Records from a data source:

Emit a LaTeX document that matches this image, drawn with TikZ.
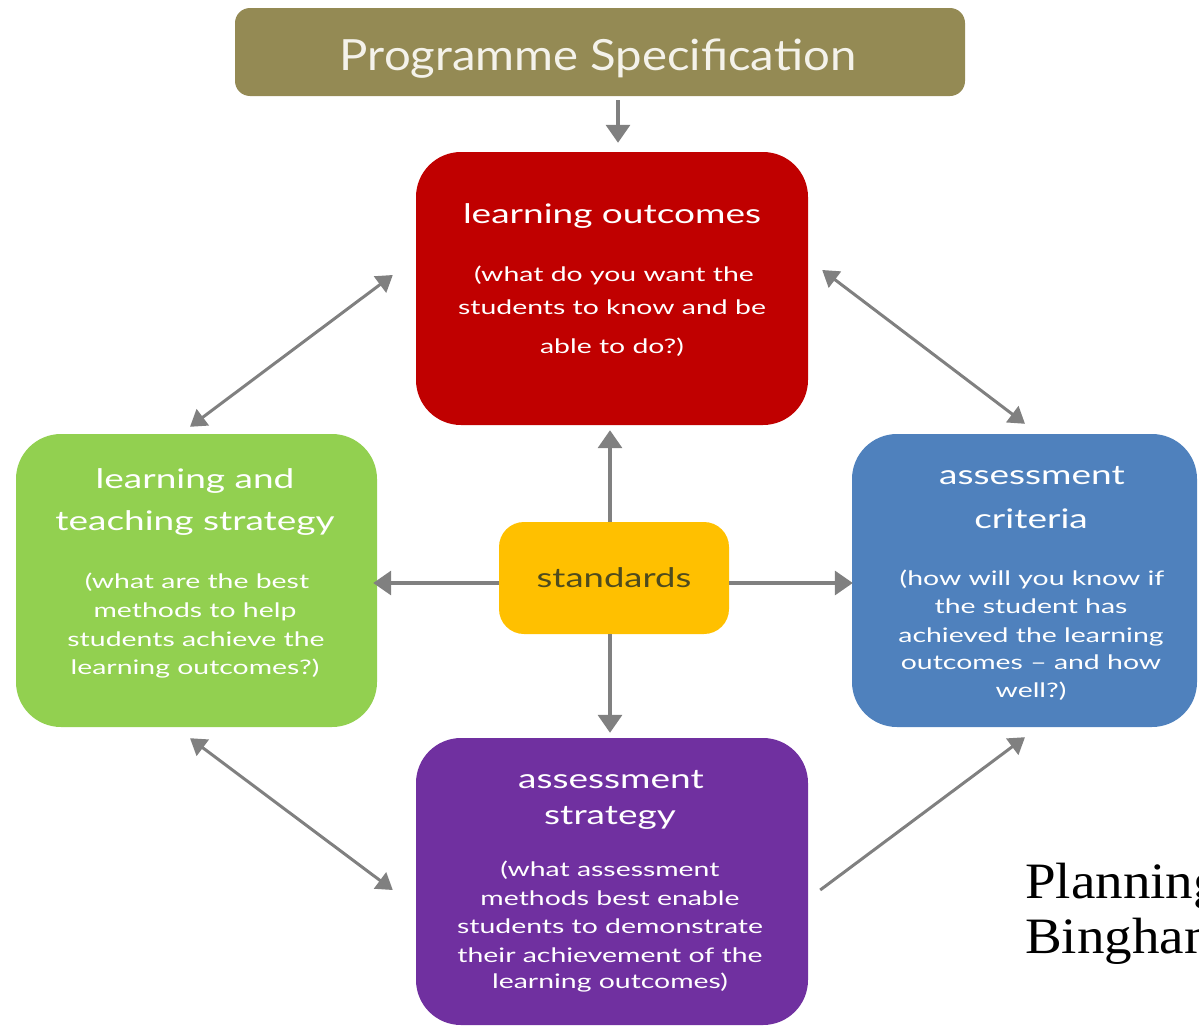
\documentclass[tikz,border=0pt]{standalone}
\usepackage{fontspec}
\usepackage{graphicx}
\setmainfont{Lato}
\newfontfamily\notefont{Liberation Serif}
\usetikzlibrary{arrows.meta,calc}

\definecolor{psolive}{HTML}{948A54}
\definecolor{lored}{HTML}{C00000}
\definecolor{ltgreen}{HTML}{92D050}
\definecolor{acblue}{HTML}{4F81BD}
\definecolor{aspurple}{HTML}{7030A0}
\definecolor{stdyellow}{HTML}{FFC000}
\definecolor{stdtext}{HTML}{4E4B1E}
\definecolor{arrgray}{HTML}{808080}
\definecolor{pstext}{HTML}{F4F2EA}

% horizontally widened text
\newcommand{\wide}[2]{\scalebox{#1}[1]{#2}}

\tikzset{
  panel/.style={rounded corners=45pt, inner sep=0pt, draw=none},
  ttl/.style={anchor=base, inner sep=0pt, text=white, font=\fontsize{27}{30}\selectfont},
  sub/.style={anchor=base, inner sep=0pt, text=white, font=\fontsize{20}{24}\selectfont},
  arr/.style={draw=arrgray, line width=3.5pt, -{Triangle[length=18pt,width=24pt]}},
  darr/.style={draw=arrgray, line width=3pt, {Triangle[length=16pt,width=20pt]}-{Triangle[length=16pt,width=20pt]}},
  sarr/.style={draw=arrgray, line width=3pt, -{Triangle[length=16pt,width=20pt]}},
  note/.style={anchor=base west, inner sep=0pt, text=black, font=\notefont\fontsize{51}{55}\selectfont}
}

\begin{document}
\begin{tikzpicture}[x=1pt,y=-1pt]
\useasboundingbox (0,0) rectangle (1199,1028);
\clip (0,0) rectangle (1199,1028);

% boxes
\node[panel, rounded corners=15pt, fill=psolive, minimum width=730pt, minimum height=88pt] (ps) at (600,52) {};
\node[panel, fill=lored, minimum width=392pt, minimum height=273pt] (lo) at (612,288.5) {};
\node[panel, fill=ltgreen, minimum width=361pt, minimum height=293pt] (lt) at (196.5,580.5) {};
\node[panel, fill=acblue, minimum width=345pt, minimum height=293pt] (ac) at (1024.5,580.5) {};
\node[panel, fill=aspurple, minimum width=392pt, minimum height=287pt] (as) at (612,881.5) {};
\node[panel, rounded corners=25pt, fill=stdyellow, minimum width=230pt, minimum height=112pt] (std) at (614,578) {};

% box texts
\node[anchor=base, inner sep=0pt, text=pstext, font=\fontsize{43}{48}\selectfont] (ps-t) at (598,70) {\wide{1.1}{Programme Specification}};

\node[ttl] (lo-t) at (612,223) {\wide{1.37}{learning outcomes}};
\node[sub] (lo-1) at (614,281) {\wide{1.42}{(what do you want the}};
\node[sub] (lo-2) at (612,314) {\wide{1.42}{students to know and be}};
\node[sub] (lo-3) at (612,353) {\wide{1.42}{able to do?)}};

\node[ttl] (lt-t1) at (195,488) {\wide{1.37}{learning and}};
\node[ttl] (lt-t2) at (195,530) {\wide{1.37}{teaching strategy}};
\node[sub] (lt-1) at (197,588) {\wide{1.42}{(what are the best}};
\node[sub] (lt-2) at (195,617) {\wide{1.42}{methods to help}};
\node[sub] (lt-3) at (196,646) {\wide{1.42}{students achieve the}};
\node[sub] (lt-4) at (195,674) {\wide{1.42}{learning outcomes?)}};

\node[ttl] (ac-t1) at (1032,484) {\wide{1.37}{assessment}};
\node[ttl] (ac-t2) at (1031,528) {\wide{1.37}{criteria}};
\node[sub] (ac-1) at (1032,585) {\wide{1.42}{(how will you know if}};
\node[sub] (ac-2) at (1031,613) {\wide{1.42}{the student has}};
\node[sub] (ac-3) at (1031,642) {\wide{1.42}{achieved the learning}};
\node[sub] (ac-4) at (1031,669) {\wide{1.42}{outcomes – and how}};
\node[sub] (ac-5) at (1031,697) {\wide{1.42}{well?)}};

\node[ttl] (as-t1) at (611,788) {\wide{1.37}{assessment}};
\node[ttl] (as-t2) at (610,824) {\wide{1.37}{strategy}};
\node[sub] (as-1) at (610,876) {\wide{1.42}{(what assessment}};
\node[sub] (as-2) at (610,905) {\wide{1.42}{methods best enable}};
\node[sub] (as-3) at (610,933) {\wide{1.42}{students to demonstrate}};
\node[sub] (as-4) at (610,962) {\wide{1.42}{their achievement of the}};
\node[sub] (as-5) at (610,988) {\wide{1.42}{learning outcomes)}};

\node[ttl, text=stdtext] (std-t) at (614,587) {\wide{1.35}{standards}};

% side note, running off the right edge
\node[note] (n1) at (1025,898) {\wide{1.08}{Planning}};
\node[note] (n2) at (1025,953) {\wide{1.08}{Bingham}};

% connectors
\draw[arr] ([xshift=18pt,yshift=-4pt]ps.south) -- ([xshift=6pt,yshift=9pt]lo.north);
\draw[arr] ([xshift=-4pt]std.north) -- ([xshift=-2pt,yshift=-5pt]lo.south);
\draw[arr] ([xshift=-4pt]std.south) -- ([xshift=-2pt,yshift=5pt]as.north);
\draw[arr] ([yshift=-5pt]std.west) -- ([xshift=-4pt,yshift=-2.5pt]lt.east);
\draw[arr] ([yshift=-5pt]std.east) -- ([xshift=1pt,yshift=-2.5pt]ac.west);

\draw[darr] ($(lo.west)+(-23,-13.5)$) -- ($(lt.north)+(-6.5,-7)$);
\draw[darr] ($(lo.east)+(14,-18.5)$) -- ($(ac.north)+(0.5,-10)$);
\draw[darr] ($(lt.south)+(-6.5,11)$) -- ($(as.west)+(-23,8.5)$);
\draw[sarr] ($(as.east)+(12,8.5)$) -- ($(ac.south)+(0.5,10)$);
\end{tikzpicture}
\end{document}
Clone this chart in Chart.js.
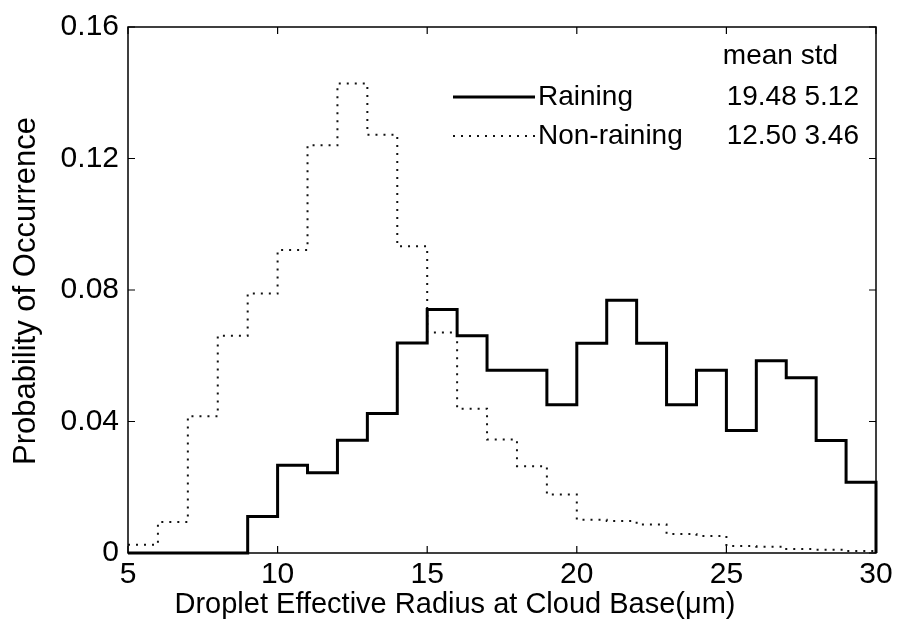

§ **What you need to do**
Omit every picture while copying the listing above exactly.

§ **The completed task**
Emit a LaTeX document that matches this image, drawn with TikZ.
\documentclass[tikz,border=0pt]{standalone}
\usepackage{fontspec}
\usepackage{graphicx}
\setmainfont{Lato}
\newfontfamily\notefont{Liberation Serif}
\usetikzlibrary{arrows.meta,calc}

\definecolor{psolive}{HTML}{948A54}
\definecolor{lored}{HTML}{C00000}
\definecolor{ltgreen}{HTML}{92D050}
\definecolor{acblue}{HTML}{4F81BD}
\definecolor{aspurple}{HTML}{7030A0}
\definecolor{stdyellow}{HTML}{FFC000}
\definecolor{stdtext}{HTML}{4E4B1E}
\definecolor{arrgray}{HTML}{808080}
\definecolor{pstext}{HTML}{F4F2EA}

% horizontally widened text
\newcommand{\wide}[2]{\scalebox{#1}[1]{#2}}

\tikzset{
  panel/.style={rounded corners=45pt, inner sep=0pt, draw=none},
  ttl/.style={anchor=base, inner sep=0pt, text=white, font=\fontsize{27}{30}\selectfont},
  sub/.style={anchor=base, inner sep=0pt, text=white, font=\fontsize{20}{24}\selectfont},
  arr/.style={draw=arrgray, line width=3.5pt, -{Triangle[length=18pt,width=24pt]}},
  darr/.style={draw=arrgray, line width=3pt, {Triangle[length=16pt,width=20pt]}-{Triangle[length=16pt,width=20pt]}},
  sarr/.style={draw=arrgray, line width=3pt, -{Triangle[length=16pt,width=20pt]}},
  note/.style={anchor=base west, inner sep=0pt, text=black, font=\notefont\fontsize{51}{55}\selectfont}
}

\begin{document}
\begin{tikzpicture}[x=1pt,y=-1pt]
\useasboundingbox (0,0) rectangle (1199,1028);
\clip (0,0) rectangle (1199,1028);

% boxes
\node[panel, rounded corners=15pt, fill=psolive, minimum width=730pt, minimum height=88pt] (ps) at (600,52) {};
\node[panel, fill=lored, minimum width=392pt, minimum height=273pt] (lo) at (612,288.5) {};
\node[panel, fill=ltgreen, minimum width=361pt, minimum height=293pt] (lt) at (196.5,580.5) {};
\node[panel, fill=acblue, minimum width=345pt, minimum height=293pt] (ac) at (1024.5,580.5) {};
\node[panel, fill=aspurple, minimum width=392pt, minimum height=287pt] (as) at (612,881.5) {};
\node[panel, rounded corners=25pt, fill=stdyellow, minimum width=230pt, minimum height=112pt] (std) at (614,578) {};

% box texts
\node[anchor=base, inner sep=0pt, text=pstext, font=\fontsize{43}{48}\selectfont] (ps-t) at (598,70) {\wide{1.1}{Programme Specification}};

\node[ttl] (lo-t) at (612,223) {\wide{1.37}{learning outcomes}};
\node[sub] (lo-1) at (614,281) {\wide{1.42}{(what do you want the}};
\node[sub] (lo-2) at (612,314) {\wide{1.42}{students to know and be}};
\node[sub] (lo-3) at (612,353) {\wide{1.42}{able to do?)}};

\node[ttl] (lt-t1) at (195,488) {\wide{1.37}{learning and}};
\node[ttl] (lt-t2) at (195,530) {\wide{1.37}{teaching strategy}};
\node[sub] (lt-1) at (197,588) {\wide{1.42}{(what are the best}};
\node[sub] (lt-2) at (195,617) {\wide{1.42}{methods to help}};
\node[sub] (lt-3) at (196,646) {\wide{1.42}{students achieve the}};
\node[sub] (lt-4) at (195,674) {\wide{1.42}{learning outcomes?)}};

\node[ttl] (ac-t1) at (1032,484) {\wide{1.37}{assessment}};
\node[ttl] (ac-t2) at (1031,528) {\wide{1.37}{criteria}};
\node[sub] (ac-1) at (1032,585) {\wide{1.42}{(how will you know if}};
\node[sub] (ac-2) at (1031,613) {\wide{1.42}{the student has}};
\node[sub] (ac-3) at (1031,642) {\wide{1.42}{achieved the learning}};
\node[sub] (ac-4) at (1031,669) {\wide{1.42}{outcomes – and how}};
\node[sub] (ac-5) at (1031,697) {\wide{1.42}{well?)}};

\node[ttl] (as-t1) at (611,788) {\wide{1.37}{assessment}};
\node[ttl] (as-t2) at (610,824) {\wide{1.37}{strategy}};
\node[sub] (as-1) at (610,876) {\wide{1.42}{(what assessment}};
\node[sub] (as-2) at (610,905) {\wide{1.42}{methods best enable}};
\node[sub] (as-3) at (610,933) {\wide{1.42}{students to demonstrate}};
\node[sub] (as-4) at (610,962) {\wide{1.42}{their achievement of the}};
\node[sub] (as-5) at (610,988) {\wide{1.42}{learning outcomes)}};

\node[ttl, text=stdtext] (std-t) at (614,587) {\wide{1.35}{standards}};

% side note, running off the right edge
\node[note] (n1) at (1025,898) {\wide{1.08}{Planning}};
\node[note] (n2) at (1025,953) {\wide{1.08}{Bingham}};

% connectors
\draw[arr] ([xshift=18pt,yshift=-4pt]ps.south) -- ([xshift=6pt,yshift=9pt]lo.north);
\draw[arr] ([xshift=-4pt]std.north) -- ([xshift=-2pt,yshift=-5pt]lo.south);
\draw[arr] ([xshift=-4pt]std.south) -- ([xshift=-2pt,yshift=5pt]as.north);
\draw[arr] ([yshift=-5pt]std.west) -- ([xshift=-4pt,yshift=-2.5pt]lt.east);
\draw[arr] ([yshift=-5pt]std.east) -- ([xshift=1pt,yshift=-2.5pt]ac.west);

\draw[darr] ($(lo.west)+(-23,-13.5)$) -- ($(lt.north)+(-6.5,-7)$);
\draw[darr] ($(lo.east)+(14,-18.5)$) -- ($(ac.north)+(0.5,-10)$);
\draw[darr] ($(lt.south)+(-6.5,11)$) -- ($(as.west)+(-23,8.5)$);
\draw[sarr] ($(as.east)+(12,8.5)$) -- ($(ac.south)+(0.5,10)$);
\end{tikzpicture}
\end{document}
Clone this chart in Chart.js.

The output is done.